Check each line of the listing below for the string "matplotlib", and copy the ones that have it.

:::

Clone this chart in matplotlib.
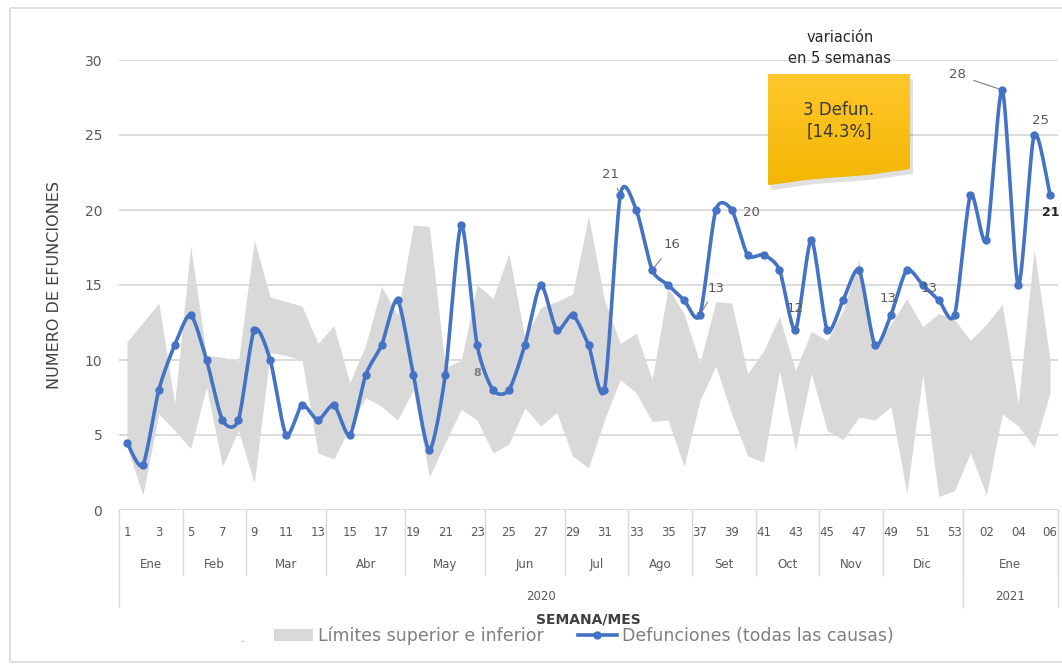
import numpy as np
import matplotlib
matplotlib.use("Agg")
import matplotlib.pyplot as plt
import matplotlib.transforms as mtransforms
from matplotlib.patches import Polygon, Rectangle, Patch
from matplotlib.lines import Line2D

# --- data -------------------------------------------------------------
deaths = [4.5, 3, 8, 11, 13, 10, 6, 6, 12, 10,
          5, 7, 6, 7, 5, 9, 11, 14, 9, 4,
          9, 19, 11, 8, 8, 11, 15, 12, 13, 11,
          8, 21, 20, 16, 15, 14, 13, 20, 20, 17,
          17, 16, 12, 18, 12, 14, 16, 11, 13, 16,
          15, 14, 13, 21, 18, 28, 15, 25, 21]

upper = [11.2, 12.5, 13.8, 7.1, 17.6, 10.3, 10.2, 9.9, 18.0, 14.2,
         13.9, 13.6, 11.1, 12.3, 8.5, 11.0, 14.9, 13.0, 19.0, 18.9,
         9.5, 10.0, 15.0, 14.1, 17.1, 11.5, 13.5, 13.9, 14.4, 19.6,
         14.0, 11.1, 11.8, 8.7, 14.8, 13.1, 9.8, 13.9, 13.8, 9.1,
         10.6, 12.9, 9.3, 11.9, 11.3, 13.3, 16.7, 10.9, 12.4, 14.1,
         12.2, 13.1, 12.7, 11.3, 12.4, 13.7, 7.1, 17.4, 10.0]

lower = [4.2, 1.0, 6.4, 5.3, 4.1, 8.2, 2.9, 5.3, 1.8, 10.5,
         10.3, 10.0, 3.8, 3.4, 5.5, 7.5, 6.9, 6.0, 8.0, 2.2,
         4.5, 6.7, 6.0, 3.8, 4.4, 6.8, 5.6, 6.5, 3.6, 2.8,
         6.0, 8.7, 7.8, 5.9, 6.0, 2.9, 7.3, 9.6, 6.4, 3.6,
         3.2, 9.3, 4.0, 9.1, 5.3, 4.7, 6.2, 6.0, 6.9, 1.1,
         9.0, 0.9, 1.3, 3.8, 1.0, 6.4, 5.6, 4.2, 7.8]

week_num = [str(w) for w in range(1, 54)] + ["01", "02", "03", "04", "05", "06"]
month_names = ["Ene", "Feb", "Mar", "Abr", "May", "Jun", "Jul", "Ago",
               "Set", "Oct", "Nov", "Dic", "Ene"]
month_weeks = [4, 4, 5, 5, 5, 5, 4, 4, 4, 4, 4, 5, 6]
year_names = ["2020", "2021"]
year_weeks = [53, 6]

# points that carry a data label
labelled = [31, 33, 36, 38, 42, 48, 52, 55, 57, 58, 23]

BLUE = "#4472C4"
BAND = "#D9D9D9"
GRID = "#D9D9D9"
TXT = "#595959"

W, H = 1062, 670


def fx(px):
    return px / W


def fy(py):
    return 1 - py / H


def smooth_line(xv, yv, n=16, tension=0.75):
    """Excel-like smoothed line (cardinal spline) through the points."""
    p = np.column_stack([xv, yv]).astype(float)
    p = np.vstack([p[0], p, p[-1]])
    t = np.linspace(0, 1, n, endpoint=False)[:, None]
    h00 = 2 * t**3 - 3 * t**2 + 1
    h10 = t**3 - 2 * t**2 + t
    h01 = -2 * t**3 + 3 * t**2
    h11 = t**3 - t**2
    segs = []
    for i in range(1, len(p) - 2):
        p0, p1, p2, p3 = p[i - 1], p[i], p[i + 1], p[i + 2]
        m1 = tension * (p2 - p0) / 2
        m2 = tension * (p3 - p1) / 2
        segs.append(h00 * p1 + h10 * m1 + h01 * p2 + h11 * m2)
    segs.append(p[-2][None, :])
    arr = np.vstack(segs)
    return arr[:, 0], arr[:, 1]


plt.rcParams["font.family"] = ["DejaVu Sans"]
fig = plt.figure(figsize=(W / 100, H / 100), dpi=100)
ax = fig.add_axes([fx(119), fy(510), (1058 - 119) / W, (510 - 60) / H])

x = np.arange(len(deaths))
ax.fill_between(x, lower, upper, color=BAND, lw=0, zorder=1)
sx, sy = smooth_line(x, deaths)
ax.plot(sx, sy, color=BLUE, lw=2.6, zorder=3, solid_capstyle="round")
ax.plot(x, deaths, "o", color=BLUE, ms=5, zorder=4)

ax.set_xlim(-0.5, len(x) - 0.5)
ax.set_ylim(0, 30)
ax.set_yticks(range(0, 31, 5))
ax.grid(axis="y", color=GRID, lw=1.3, zorder=0)
ax.set_axisbelow(True)
for s in ax.spines.values():
    s.set_visible(False)
ax.set_xticks([])
ax.tick_params(axis="y", length=0, pad=12, labelsize=10, labelcolor=TXT)
ax.set_ylabel("NUMERO DE EFUNCIONES", fontsize=11.5, color="#404040")
ax.yaxis.set_label_coords(-0.061, 0.5)

# --- multi level category axis -----------------------------------------
trans = mtransforms.blended_transform_factory(ax.transData, ax.transAxes)
for i, w in enumerate(week_num):
    if i % 2 == 0:
        ax.text(i, -0.051, w, transform=trans, ha="center", va="center",
                fontsize=8.5, color=TXT, clip_on=False)

start = 0
for name, n in zip(month_names, month_weeks):
    ax.text(start + (n - 1) / 2, -0.122, name, transform=trans, ha="center",
            va="center", fontsize=8.5, color=TXT, clip_on=False)
    start += n
    ax.add_line(Line2D([start - 0.5, start - 0.5], [0, -0.144], transform=trans,
                       color=GRID, lw=1, clip_on=False))

start = 0
ax.add_line(Line2D([-0.5, -0.5], [0, -0.216], transform=trans,
                   color=GRID, lw=1, clip_on=False))
for name, n in zip(year_names, year_weeks):
    ax.text(start + (n - 1) / 2, -0.193, name, transform=trans, ha="center",
            va="center", fontsize=8.5, color=TXT, clip_on=False)
    start += n
    ax.add_line(Line2D([start - 0.5, start - 0.5], [0, -0.216], transform=trans,
                       color=GRID, lw=1, clip_on=False))

ax.text(0.5, -0.244, "SEMANA/MES", transform=ax.transAxes, ha="center",
        va="center", fontsize=10, fontweight="bold", color="#404040")

# --- data labels (offsets in pixels) -----------------------------------
offsets = {31: (-10, 21), 33: (20, 25), 36: (16, 27), 38: (20, -2),
           42: (0, 22), 48: (-3, 17), 52: (-25, 27), 55: (-45, 15),
           57: (6, 14), 58: (1, -17), 23: (-16, 17)}
leaders = {31, 33, 36, 55}
for i in labelled:
    v = deaths[i]
    txt = f"{v:g}"
    kw = dict(fontsize=9.5, color=TXT)
    if i == 58:
        kw = dict(fontsize=9, color="#262626", fontweight="bold")
    if i == 23:
        kw = dict(fontsize=8, color="#7F7F7F", fontweight="bold")
    ap = None
    if i in leaders:
        ap = dict(arrowstyle="-", color="#7F7F7F", lw=0.8, shrinkA=4, shrinkB=3)
    ax.annotate(txt, xy=(i, v), xytext=offsets[i], textcoords="offset pixels",
                ha="center", va="center", arrowprops=ap, zorder=6,
                annotation_clip=False, **kw)

# --- legend -------------------------------------------------------------
handles = [Patch(facecolor=BAND, edgecolor="none"),
           Line2D([], [], color=BLUE, lw=2.6, marker="o", ms=5)]
fig.legend(handles, ["Límites superior e inferior", "Defunciones (todas las causas)"],
           loc="center", bbox_to_anchor=(fx(584), fy(636)), ncol=2, frameon=False,
           fontsize=12.5, handlelength=2.2, handletextpad=0.3, columnspacing=2.0,
           labelcolor="#7F7F7F")
fig.text(fx(243), fy(638), ".", fontsize=9, color="#7F7F7F", ha="center", va="center")

# --- overlay in pixel space: border and callout ------------------------
ov = fig.add_axes([0, 0, 1, 1], zorder=5)
ov.set_xlim(0, W)
ov.set_ylim(H, 0)
ov.axis("off")
ov.patch.set_alpha(0)
ov.add_patch(Rectangle((10, 8), 1060, 654, fill=False, edgecolor="#D9D9D9", lw=1.2))

bx = np.linspace(910, 768, 40)
tt = (bx - 768) / 142
by = 177 + 8 * np.cos(np.pi * tt) - 2.5 * np.sin(2 * np.pi * tt)
pts = [(768, 74), (910, 74)] + list(zip(bx, by))
ov.add_patch(Polygon([(px + 3, py + 5) for px, py in pts], closed=True,
                     facecolor="black", alpha=0.12, edgecolor="none"))
# vertical gradient built from thin horizontal slices of the shape
box = Polygon(pts, closed=True, facecolor="#F9BE10", edgecolor="none")
ov.add_patch(box)
c_top = np.array([1.0, 0.78, 0.17])
c_bot = np.array([0.95, 0.71, 0.0])
edges = np.linspace(74, 190, 30)
for k in range(len(edges) - 1):
    f = k / (len(edges) - 2)
    r = Rectangle((768, edges[k]), 142, edges[k + 1] - edges[k] + 0.6,
                  facecolor=c_top * (1 - f) + c_bot * f, edgecolor="none")
    ov.add_patch(r)
    r.set_clip_path(box)
ov.text(839, 121, "3 Defun.\n[14.3%]", ha="center", va="center", fontsize=12,
        color="#3A3A3A", linespacing=1.3)
ov.text(840, 48, "variación\nen 5 semanas", ha="center", va="center",
        fontsize=10.5, color="#262626", linespacing=1.5)

fig.savefig("out.png", dpi=100, facecolor="white")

:::

> TASK ANSWER
Clone this chart in matplotlib.
import matplotlib
matplotlib.use("Agg")
import matplotlib.pyplot as plt
import matplotlib.transforms as mtransforms
from matplotlib.patches import Polygon, Rectangle, Patch
from matplotlib.lines import Line2D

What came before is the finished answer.